Review: 12 Years a Slave (2013)


By Sean Gardner

Powerful movies make powerful stories.

12 Years a Slave is film making at its finest. It is the story of a free black man living in pre Civil War New York. He is hoodwinked into trusting people he shouldn’t, kidnapped and sold into slavery. There is no way he himself can prove he is a free man, and he has no way of contacting other people who can. So he has no other choice than to put his head down and take it; literally and figuratively.

A film has not had such power on the conscience of man since Schindler’s List. This film needs to be seen and seen by everyone. It speaks to the unalienable, God given right of freedom and the natural desire of every human to be free. Similar to Schindler’s List, it is brutal, because it has to be. It is disturbing, because it has to be. It is thought provoking and painfully emotional, because it has to be. Were it not so, would be a grave injustice to the men and women that had to endure slavery and its inhumane practices.

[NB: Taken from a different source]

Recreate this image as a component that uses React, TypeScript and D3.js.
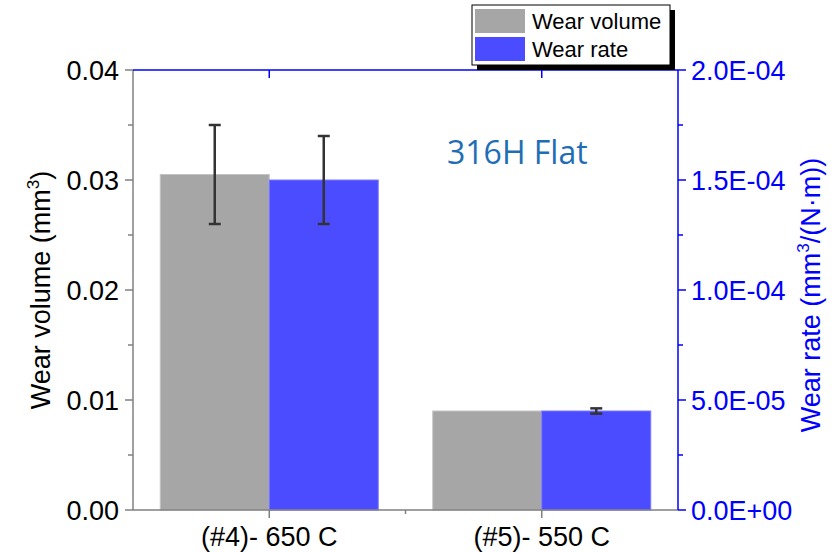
import { useEffect, useRef } from 'react';
import * as d3 from 'd3';

const categories = ['(#4)- 650 C', '(#5)- 550 C'];
const wearVolume = [0.0305, 0.009];
const wearVolumeErr = [0.0045, 0];
const wearRate = [1.5e-4, 4.5e-5];
const wearRateErr = [2.0e-5, 1.2e-6];
const leftTicks = [0, 0.01, 0.02, 0.03, 0.04];
const rightTicks = [0, 5e-5, 1e-4, 1.5e-4, 2e-4];
const rightTickLabels = ['0.0E+00', '5.0E-05', '1.0E-04', '1.5E-04', '2.0E-04'];

const App = () => {
  const svgRef = useRef<SVGSVGElement>(null);

  useEffect(() => {
    const W = 840, H = 553;
    const margin = { top: 70, right: 162, bottom: 43, left: 133 };
    const width = W - margin.left - margin.right;
    const height = H - margin.top - margin.bottom;
    const font = 'Liberation Sans, Arial, sans-serif';
    const fs = 27;
    const blueAxis = '#0000ff';
    const grayAxis = '#808080';

    const root = d3.select(svgRef.current);
    root.selectAll('*').remove();
    root.attr('width', W).attr('height', H);
    const svg = root.append('g').attr('transform', `translate(${margin.left},${margin.top})`);

    const x = d3.scaleBand().domain(categories).range([0, width]).padding(0);
    const inner = d3.scaleBand().domain(['vol', 'rate']).range([0, x.bandwidth()]).paddingOuter(0.25).paddingInner(0);
    const yL = d3.scaleLinear().domain([0, 0.04]).range([height, 0]);
    const yR = d3.scaleLinear().domain([0, 2e-4]).range([height, 0]);

    // bars
    categories.forEach((c, i) => {
      const x0 = x(c)!;
      svg.append('rect')
        .attr('x', x0 + inner('vol')!)
        .attr('y', yL(wearVolume[i]))
        .attr('width', inner.bandwidth())
        .attr('height', height - yL(wearVolume[i]))
        .attr('fill', '#a6a6a6')
        .attr('stroke', '#c4c4c4')
        .attr('stroke-width', 1);
      svg.append('rect')
        .attr('x', x0 + inner('rate')!)
        .attr('y', yR(wearRate[i]))
        .attr('width', inner.bandwidth())
        .attr('height', height - yR(wearRate[i]))
        .attr('fill', '#4b4bff')
        .attr('stroke', '#7a7aff')
        .attr('stroke-width', 1);
    });

    // error bars
    const errBar = (cx: number, yTop: number, yBot: number) => {
      const g = svg.append('g').attr('stroke', '#333').attr('stroke-width', 2.5);
      g.append('line').attr('x1', cx).attr('x2', cx).attr('y1', yTop).attr('y2', yBot);
      g.append('line').attr('x1', cx - 6).attr('x2', cx + 6).attr('y1', yTop).attr('y2', yTop);
      g.append('line').attr('x1', cx - 6).attr('x2', cx + 6).attr('y1', yBot).attr('y2', yBot);
    };
    categories.forEach((c, i) => {
      const x0 = x(c)!;
      if (wearVolumeErr[i] > 0) {
        const cx = x0 + inner('vol')! + inner.bandwidth() / 2;
        errBar(cx, yL(wearVolume[i] + wearVolumeErr[i]), yL(wearVolume[i] - wearVolumeErr[i]));
      }
      if (wearRateErr[i] > 0) {
        const cx = x0 + inner('rate')! + inner.bandwidth() / 2;
        errBar(cx, yR(wearRate[i] + wearRateErr[i]), yR(wearRate[i] - wearRateErr[i]));
      }
    });

    // left axis
    const minorL = d3.range(0.005, 0.04, 0.01);
    const gL = svg.append('g');
    gL.append('line').attr('x1', 0).attr('x2', 0).attr('y1', 0).attr('y2', height).attr('stroke', grayAxis).attr('stroke-width', 1.5);
    leftTicks.forEach(t => {
      gL.append('line').attr('x1', -8).attr('x2', 0).attr('y1', yL(t)).attr('y2', yL(t)).attr('stroke', grayAxis).attr('stroke-width', 1.5);
      gL.append('text').attr('x', -14).attr('y', yL(t)).attr('dy', '0.36em').attr('text-anchor', 'end')
        .attr('font-family', font).attr('font-size', fs).attr('fill', '#000').text(d3.format('.2f')(t));
    });
    minorL.forEach(t => {
      gL.append('line').attr('x1', -5).attr('x2', 0).attr('y1', yL(t)).attr('y2', yL(t)).attr('stroke', grayAxis).attr('stroke-width', 1.5);
    });

    // bottom axis
    const gB = svg.append('g').attr('transform', `translate(0,${height})`);
    gB.append('line').attr('x1', 0).attr('x2', width).attr('stroke', grayAxis).attr('stroke-width', 1.5);
    categories.forEach(c => {
      const cx = x(c)! + x.bandwidth() / 2;
      gB.append('line').attr('x1', cx).attr('x2', cx).attr('y1', 0).attr('y2', 8).attr('stroke', grayAxis).attr('stroke-width', 1.5);
      gB.append('text').attr('x', cx).attr('y', 36).attr('text-anchor', 'middle')
        .attr('font-family', font).attr('font-size', fs).attr('fill', '#000').text(c);
    });
    gB.append('line').attr('x1', x.bandwidth()).attr('x2', x.bandwidth()).attr('y1', 0).attr('y2', 4).attr('stroke', grayAxis).attr('stroke-width', 1.5);

    // top axis
    const gT = svg.append('g');
    gT.append('line').attr('x1', 0).attr('x2', width).attr('stroke', blueAxis).attr('stroke-width', 1.5);
    categories.forEach(c => {
      const cx = x(c)! + x.bandwidth() / 2;
      gT.append('line').attr('x1', cx).attr('x2', cx).attr('y1', 0).attr('y2', 8).attr('stroke', blueAxis).attr('stroke-width', 1.5);
    });

    // right axis
    const minorR = d3.range(2.5e-5, 2e-4, 5e-5);
    const gR = svg.append('g').attr('transform', `translate(${width},0)`);
    gR.append('line').attr('y1', 0).attr('y2', height).attr('stroke', blueAxis).attr('stroke-width', 1.5);
    rightTicks.forEach((t, i) => {
      gR.append('line').attr('x1', 0).attr('x2', 8).attr('y1', yR(t)).attr('y2', yR(t)).attr('stroke', blueAxis).attr('stroke-width', 1.5);
      gR.append('text').attr('x', 13).attr('y', yR(t)).attr('dy', '0.36em')
        .attr('font-family', font).attr('font-size', fs).attr('fill', blueAxis).text(rightTickLabels[i]);
    });
    minorR.forEach(t => {
      gR.append('line').attr('x1', 0).attr('x2', 5).attr('y1', yR(t)).attr('y2', yR(t)).attr('stroke', blueAxis).attr('stroke-width', 1.5);
    });

    // axis titles
    const tL = root.append('text').attr('transform', `translate(50,${margin.top + height / 2}) rotate(-90)`)
      .attr('text-anchor', 'middle').attr('font-family', font).attr('font-size', fs).attr('fill', '#000');
    tL.append('tspan').text('Wear volume (mm');
    tL.append('tspan').attr('font-size', 17).attr('dy', -11).text('3');
    tL.append('tspan').attr('dy', 11).text(')');

    const tR = root.append('text').attr('transform', `translate(820,${margin.top + height / 2 + 5}) rotate(-90)`)
      .attr('text-anchor', 'middle').attr('font-family', font).attr('font-size', fs).attr('fill', blueAxis);
    tR.append('tspan').text('Wear rate (mm');
    tR.append('tspan').attr('font-size', 17).attr('dy', -11).text('3');
    tR.append('tspan').attr('dy', 11).text('/(N\u00b7m))');

    // annotation
    root.append('text').attr('x', 447).attr('y', 164).attr('font-family', 'Open Sans, sans-serif')
      .attr('font-size', 32).attr('fill', '#1f6eb5').text('316H Flat');

    // legend
    const lg = root.append('g').attr('transform', 'translate(472,5)');
    lg.append('rect').attr('x', 5).attr('y', 5).attr('width', 198).attr('height', 60).attr('fill', '#000');
    lg.append('rect').attr('x', 0).attr('y', 0).attr('width', 198).attr('height', 60).attr('fill', '#fff').attr('stroke', '#000').attr('stroke-width', 1);
    const items = [{ label: 'Wear volume', color: '#a6a6a6' }, { label: 'Wear rate', color: '#4b4bff' }];
    items.forEach((it, i) => {
      lg.append('rect').attr('x', 3).attr('y', 4 + i * 28).attr('width', 50).attr('height', 24).attr('fill', it.color);
      lg.append('text').attr('x', 60).attr('y', 16 + i * 28).attr('dy', '0.36em').attr('font-family', font)
        .attr('font-size', 22).attr('fill', '#000').text(it.label);
    });
  }, []);

  return <svg ref={svgRef} style={{ display: 'block', position: 'absolute', left: 0, top: 0 }}></svg>;
};

export default App;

Not enough can be said to effectively describe how well made this movie is. As I was watching, I imagined how difficult it must have been for the actors to portray their respective characters. Chiwetel Ejiofor is nearly perfect as the kidnapped slave. His performance is so convincing that at times I forgot he was acting. The close ups on Ejiofor wordlessly reveal the despair, hopelessness, and pain experienced by the character. Michael Fassbender gives an equally impressive, career defining performance as the despicable plantation owner.

The most impressive accomplishment of this film however is its ability to stay politically neutral. It does not deify the North as a whole or villainize the South as a whole. It incriminates or praises specific people based on their beliefs and actions. It simply tells the story of a man unjustly (even for the times) sold into slavery, and how he is influenced by the people he meets.

12 Years a Slave reminded me of the power of movies. How can something as simple as moving pictures paired with spoken words be so profoundly emotional and powerfully influential? I’m thoroughly convinced that film making is the most potent art form, and 12 Years a Slave is without a doubt the most potent film in recent memory.

Just as a word of warning, this film is not for the faint if heart. Times of slavery were not pretty times in world history, and this film does not paint a pretty picture. Much like Schindler’s List, you have to know what you’re getting yourself into, and you must be emotionally prepared.